Joan Miro was born in 1893; being born in the Spanish province of Catalonia he was very influenced by his country’s artistic heritage and native landscape. The Potato was painted in 1928; this painting was a representation of landscape in Miro’s eyes. The woman that takes full focus in this art work gives the sense that she is guarding the crops that lie under her. Her statue like quality shows the stability of Miro’s painting.
Miro used many spherical and geometric forms to construct an almost ghost like figure, who takes up most all of the painting. Her head and body are connected by a red rod that resembles a scare-crow figure. The woman is all white which gives an idea that the woman herself is a canvas.
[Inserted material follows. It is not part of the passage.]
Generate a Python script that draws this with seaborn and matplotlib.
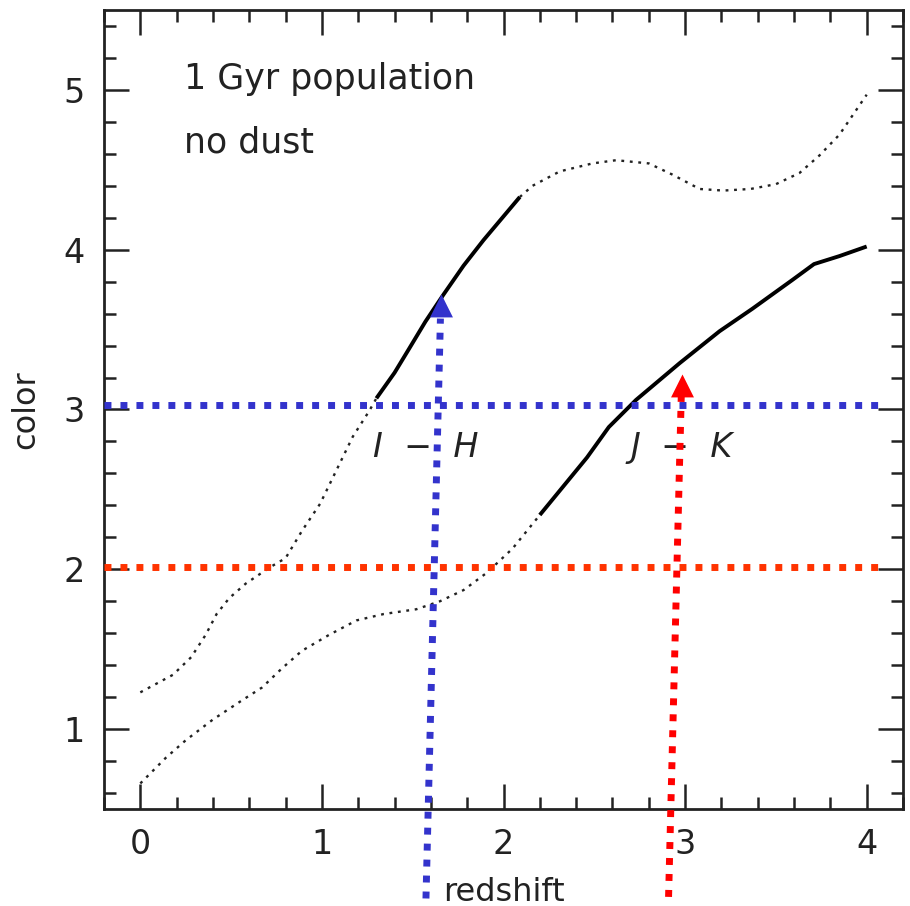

There are two different scenes that can be taken from this painting. One scene that develops on the outside the woman and the other on the inside; almost as if the woman is looking over and guarding/protecting something. There is an actual potato figure on her head, which is the main focus on her body that could be an example of what she is protecting. There is also an eye which gives the idea that she is watching over and protecting crops. On her body she has two breasts showing that she is in fact a woman, by exposing the breast it could be another example of how this woman is playing a motherly role in caring for crops that she is protecting. Coming out of her left breast is a string, which can be interpreted as food for the crops. To the left of that breast is a circular figure with lines coming out, almost representing a sun. To have both food and sunshine for the crops, gives a sense that this figure is almost God like because this figure now controls, protects, and watches over her crops. There are three lines coming from the potato on the head while also on the right side of her body, which could mean that the woman and the potato are one.
Miro’s use of color in this painting is very bright and expressive. His use of colors is far from reality, which gives it the whimsical theme that Miro is known for. On the far left of the painting there is what looks like a spider hanging from a triangle, although, if you look closer there is what could be a human dangling to the spider. It is interesting how he placed these two; it is like the human is all dependent on this spider and its strength. Miro could be trying to express that humans are very dependent on nature.
At first glance this painting looks like a cartoon in the shapes of the figures although when looking close this painting looks very well put together and designed to make the public think in depth at this painting. There are so many small elements that help to build what is “The Potato”.
Even after going throughout this painting I still get a sense of surrealism because yes, there are messages that you can depict but they are not directly stated in this painting. There are many symbols that make up everything about “The Potato”, I definitely believe that Miro had a skewered image of reality that he liked to show to the public.